- Hangul: 이진상
- RR: I Jinsang
- MR: I Chinsang

= Jinsang Lee =

South Korean pianist (born 1981)

Jinsang Lee (born 14 September 1981) is a South Korean classical pianist and a professor at Korea National University of Arts.

He came to international recognition by winning the Concours Géza Anda in Zurich in 2009 where he also became the first participant in the history of the competition winning all special prizes; the Audience Prize, the Mozart Prize and the Schumann Prize.

== Early life ==
Born in Seoul, Lee began piano playing at the age of 7, and started his musical education at Korea National University of Arts with Professor Daejin Kim at the age of 12. During his early life in Korea, he won top prizes at various piano competitions in Korea. After graduating in 2003, he journeyed to Europe to pursue further studies: from 2003 to 2006 at the Hochschule für Musik Nürnberg as a pupil of Professors Wolfgang Manz and Julia Goldstein, and at the Hochschule für Musik und Tanz Köln and Universität Mozarteum in Salzburg under the guidance of Professor Pavel Gililov.

== Career ==
Jinsang Lee has performed concerts with conductors such as Vladimir Ashkenazy, Michael Boder, Christopher Warren-Green, David Effron, Heiko Mathias Förster, Peter Gülke, Theodor Guschlbauer, Heinz Holliger, Eivind Gullberg-Jensen, Michail Jurowski, Roman Kofman, Jonathan Nott, Ola Rudner, Muhai Tang, Umeda Toshiaki, Mario Venzago, Christopher Warren-Green and Nikolaj Znaider. He has performed with orchestras, such as the Konzerthausorchester Berlin, Bamberg Symphony Orchestra, Neue Philharmonie Westfalen, Nuremberg Symphony Orchestra, Orchestra della Svizzera Italiana, Sendai Philharmonic Orchestra, Shanghai Philharmonic Orchestra, Tonhalle Orchester Zurich, WDR Symphony Orchestra Cologne, Vienna Chamber Orchestra and Zurich Chamber Orchestra.
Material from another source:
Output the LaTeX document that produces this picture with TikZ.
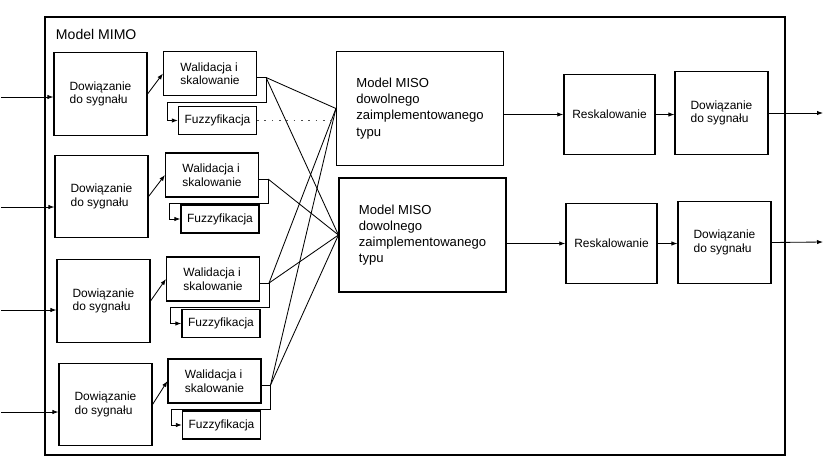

He has performed at international music festivals including Busoni Festival, International Chamber Music Festival of Cervo, Musikdorf Ernen, Lucerne Festival, Menuhin Festival, Menton Festival, Montreux Festival, Piano Festival Ruhr, Seoul Arts Center Orchestra Festival, Hong Kong Joy of Music Festival and Wuhan International Piano Festival. Numerous invitations led him on the international concert stages, e.g. Konzerthaus Berlin, Louvre Museum, KKL Lucerne, Meistersingerhalle Nuremberg, Tonhalle Zurich and Konzerthaus Vienna.

A chamber musician, he is a member of the piano trio Beethoven Trio Bonn with violinist Mikhail Ovrutsky and cellist Grigory Alumyan and performs in various chamber music concerts.

== International awards ==

- 2001: 2nd Prize, Audience Prize, Sendai International Music Competition
- 2005: 1st Prize, Scarlatti Prize and Orchestra Prize, International Pianoforte Competition Cologne
- 2008: 1st Prize, Hong Kong International Piano Competition
- 2009: 1st Prize, Audience Prize, Schumann Prize, Mozart Prize, Concours Géza Anda

== Discography ==

- 2009: Live recording from the Concours Géza Anda 2009
- 2011: Hiller-Mendelssohn-Chopin Making Music Among Friends, recorded with both antique and modern Steinway pianos, The Alpha Omega Sound
- 2015: Schumann: Piano Sonatas for the Young, Op. 118 / 5 Gesänge der Frühe, Naxos
- 2017: Georgy Sviridov, recorded with the Beethoven Trio Bonn, Avi-Service for Music
- 2020: 3 Volumes of CD of Beethoven's piano trio works with Beethoven Trio Bonn, Avi-Service for Music
- 2021: Complete Beethoven Violin Sonatas with violinist Ju-Young Baek, Sony Classical

== Other career ==

=== Piano technique and manufacturing ===
In addition to his concert career, Jinsang worked for Steinway Austria and Steinway Hamburg to learn piano techniques and the manufacturing process. He worked at Steinway Austria for 2 years under the guidance of piano technician Stefan Knüpfer (featured in the docu-movie "Pianomania") while conducting his concert career at the same time. Subsequently, he moved to Steinway Hamburg to learn the piano manufacturing process to better understand the mechanism that makes the delicate sound of the piano.

=== Writing ===
From 2015 to 2016, Jinsang wrote monthly columns titled "Pianomania!" for Korean music magazine "The Piano" about his insights on piano techniques through the eyes of a concert pianist.

Since 2018, he has been writing monthly columns for the Seoul Shinmun newspaper in Korea.